Figure 5. The insulin secretory defect resulting from exposure of normal mouse or human islets to urea is prevented by antioxidant treatment or GFAT inhibition.

(A) One-hour static insulin incubations of isolated islets from normal mice cultured for 24 hours with increasing urea levels (n = 3–5). (B) ROS accumulation in mouse islets treated with mannitol or urea, with or without NAC (500 μmol/l), for 24 hours (n = 3–8). (C) Insulin secretion shown as the percentage of insulin content as assessed in 1-hour static incubations in the presence of 20 mmol/l (mM) urea or mannitol as an osmotic control, with or without DON (20 μmol/l), AZA (5 μmol/l), or NAC (500 μmol/l) (n = 4–15). (D) Representative Western blot and (E) quantification for total protein O-GlcNAcylation in urea-treated islets with or without NAC (n = 4). (F) Insulin secretion shown as the percentage of insulin content from human islets incubated for 24 hours with 20 mmol/l urea or mannitol (n = 5). (G) Total insulin content in urea-treated human islets. (H) Representative Western blot and (I) quantification for total protein O-GlcNAcylation in urea-treated human islets (n = 5).
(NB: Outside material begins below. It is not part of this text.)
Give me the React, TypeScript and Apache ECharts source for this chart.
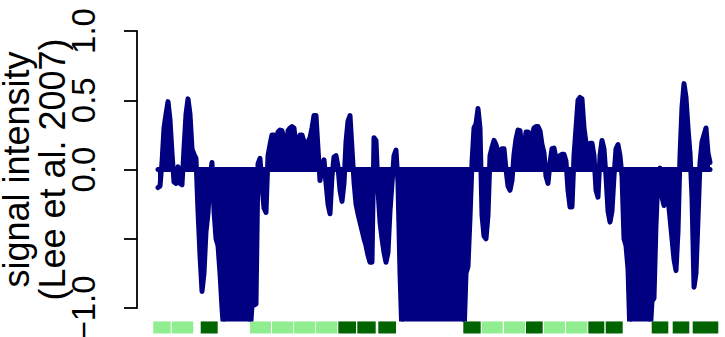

Data represent the mean ± SEM. *P < 0.05 and **P < 0.01 versus mannitol for the same incubation condition; 1-way ANOVA with Bonferroni’s post-hoc test for A–C, E, and F and Student’s t test for G and I.

Figure 6. Cyanate inhibits insulin secretion in islets ex vivo.

(A) Insulin secretion shown as the percentage of insulin content as assessed in 1-hour static incubations and (B) total islet insulin levels in the presence of 0, 0.2, or 1 mmol/l (mM) cyanate (n = 6). (C) Insulin secretion shown as the percentage of insulin content as assessed in 1-hour static incubations in the presence of 1 mmol/l cyanate with or without DON (20 μmol/l) or NAC (500 μmol/l) (n = 5–6). Data represent the mean ± SEM. *P < 0.05 and **P < 0.01 versus control for the same incubation condition; 1-way ANOVA with Bonferroni’s post-hoc test.

Figure 7. Normal mouse islets exposed to urea and islets from CKD mice have impaired glucose metabolism.

Glucose utilization (A and D) and oxidation (B and E) in islets incubated for 90 minutes in KRBH at 3 or 16 mmol/l (mM) glucose with D-[5-³H]glucose and D-[U-¹⁴C]glucose in urea-treated and CKD islets (n = 4). (C and F) Total ATP content in islets incubated for 15 minutes in KRBH at 2.8 or 16.8 mmol/l glucose (n = 3–4). (G) Averaged data of exocytotic responses of single β cells measured as increases in cell membrane capacitance by whole-cell patch clamp (arrow) performed after acute pretreatment with 2.8 or 16.7 mmol/l glucose (mean of 21 to 27 cells from 3 mice) after urea or mannitol treatment. Data represent the mean ± SEM. *P < 0.05, **P < 0.01, and ***P < 0.001 versus control; 2-way ANOVA with Bonferroni’s post-hoc test for G and 1-way ANOVA with Bonferroni’s post-hoc test for A–F.

Figure 8. Inhibiting protein O-GlcNAcylation in islets restores glucose metabolism and PFK-1 activity.

V_max of PFK-1 in islets (A) after urea treatment (n = 3) and (B) in CKD islets (n = 4–5). (C) Representative Western blot (WB) showing PFK-1 O-GlcNAcylation after chemoenzymatic labeling of O-GlcNAc residues with UDP-N-azidoacetylgalactosamine and the enzyme galactose-1-phosphate uridylyltransferase, followed by reaction with an alkyne-biotin derivative, streptavidin pull-down, and elution of biotinylated proteins (n = 3). (D) V_max of PFK-1 in islets after urea treatment with or without DON (n = 4–5). Glucose utilization (E) and oxidation (F) in islets incubated for 90 minutes in KRBH at 3 or 16 mmol/l (mM) glucose with D-[5-³H]glucose and D-[U-¹⁴C]glucose, respectively, in urea-treated islets with or without DON (20 μmol/l) (n = 4). Data represent the mean ± SEM. *P < 0.05 and ***P < 0.001 versus control; 1-way ANOVA with Bonferroni’s post-hoc test for E and F and Student’s t test for A, B, and D. (G) Schematic representation of the mechanisms of impaired insulin secretion in CKD.